Audiobooks + Crafters = True Love | Red-Handled Scissors
Image via Penguin.

I’ve been ranting about this for years and years, and it looks like book publishers are finally getting the message: Crafters are the perfect audience for audiobooks!

I don’t know about you, but I spend hours and hours each day working with my hands, and there’s nothing I like better than listening to an audiobook while I’m sewing, knitting, editing photos, or designing. No matter how slowly my projects are progressing, listening to a book makes me feel like I’m still getting something done—I love that! And, do you know what? The same is true for most of my crafty pals and fellow DIY professionals. So, if you ask me, marketing audiobooks to crafters is an epic no-brainer, and I’m really, really excited to see publishers starting to take notice.

Audiobooks + Crafters = True Love | Red-Handled Scissors
Image via Random House.

Now, if only the powers that be at these companies would invest in recording more crafting-related novels, series, and mysteries. I mean, if you’re reading a cozy mystery or a romance that takes place in a knitting shop, chances are you’re also a knitter. Alas, knitting and reading aren’t generally activities that you can do at the same time. Same goes for sewing, scrapbooking, quilting, and needlework. The solution: audiobooks. Even better: audiobooks that I can download immediately from Audible/the iTunes Store/the publisher’s website while I’m digging through my yarn stash and finding the right size needles.
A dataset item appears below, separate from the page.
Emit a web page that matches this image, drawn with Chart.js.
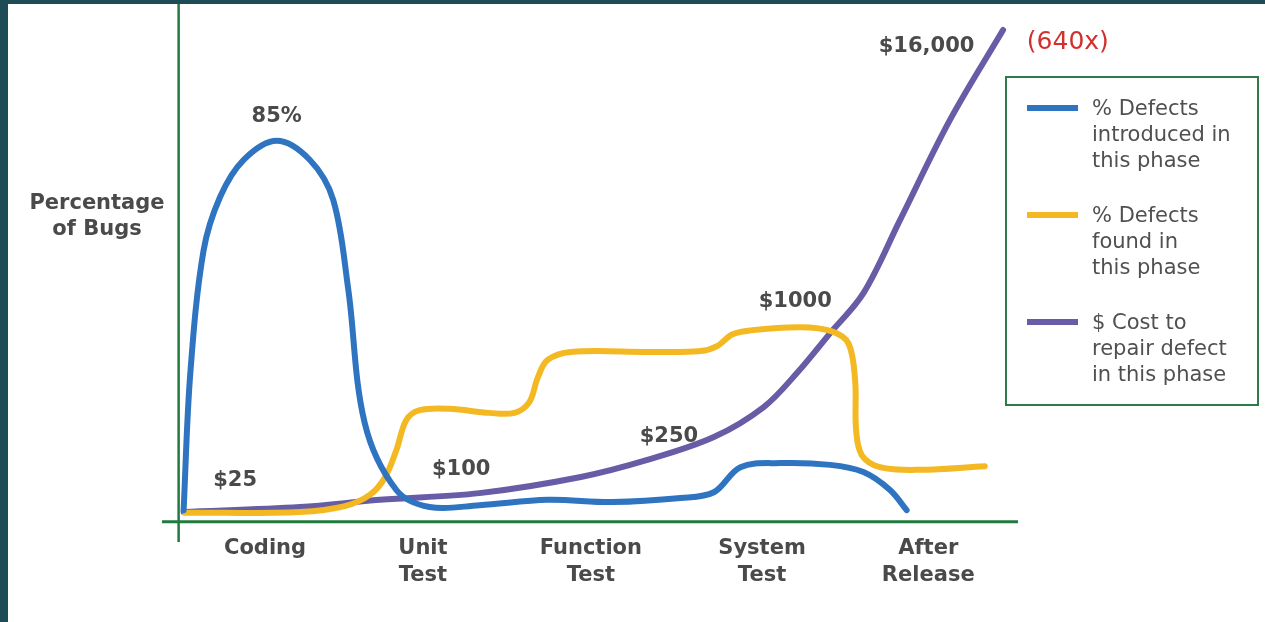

But, isn’t recording audiobooks really expensive?

Before you publishing-types start rolling your eyes, hear me out: I worked in book publishing before I started my career as a professional craft writer. I know that making a P&L work—especially for a specialty genre—isn’t easy. All I’m saying is, there’s a serious hole in the market when it comes to high quality crafting-related audio content and a great big community out there waiting for someone to fill it. If the audiobooks are available, I will buy them. So will many of my friends. So, let’s help each other out on this one. Whaddya say?

More information:

Have you seen other audiobook ads targeting the crafting community? I’d love to see them! Please share links in the comments.


  1. Kathy Brockway says:

    I’ve been getting audiobooks for years at local libraries (they honor each other’s cards around here). Don’t forget that some libraries have interlibrary loan if yours doesn’t have something you want.
    AND my library belongs to a SW Michigan Library cooperative effort, where they pool finances to purchase ebooks & audiobooks to loan by download. It’s worth checking with your local library because there’s lots available. Kathy B

    • Hi, Kathy!
      Libraries certainly are a good source for audiobooks, especially if there’s a good system in place for downloading them. (The New York Public Library system is HUGE, and does transfer books/media from branch to branch, but they don’t always have the kinds of books I’m looking for.) Unfortunately, in the crafting genre, many new books aren’t recorded as audiobooks at all. Because of this, I think that book publishers have been missing out on a large and active audience for a while. Fingers crossed that this is finally starting to change!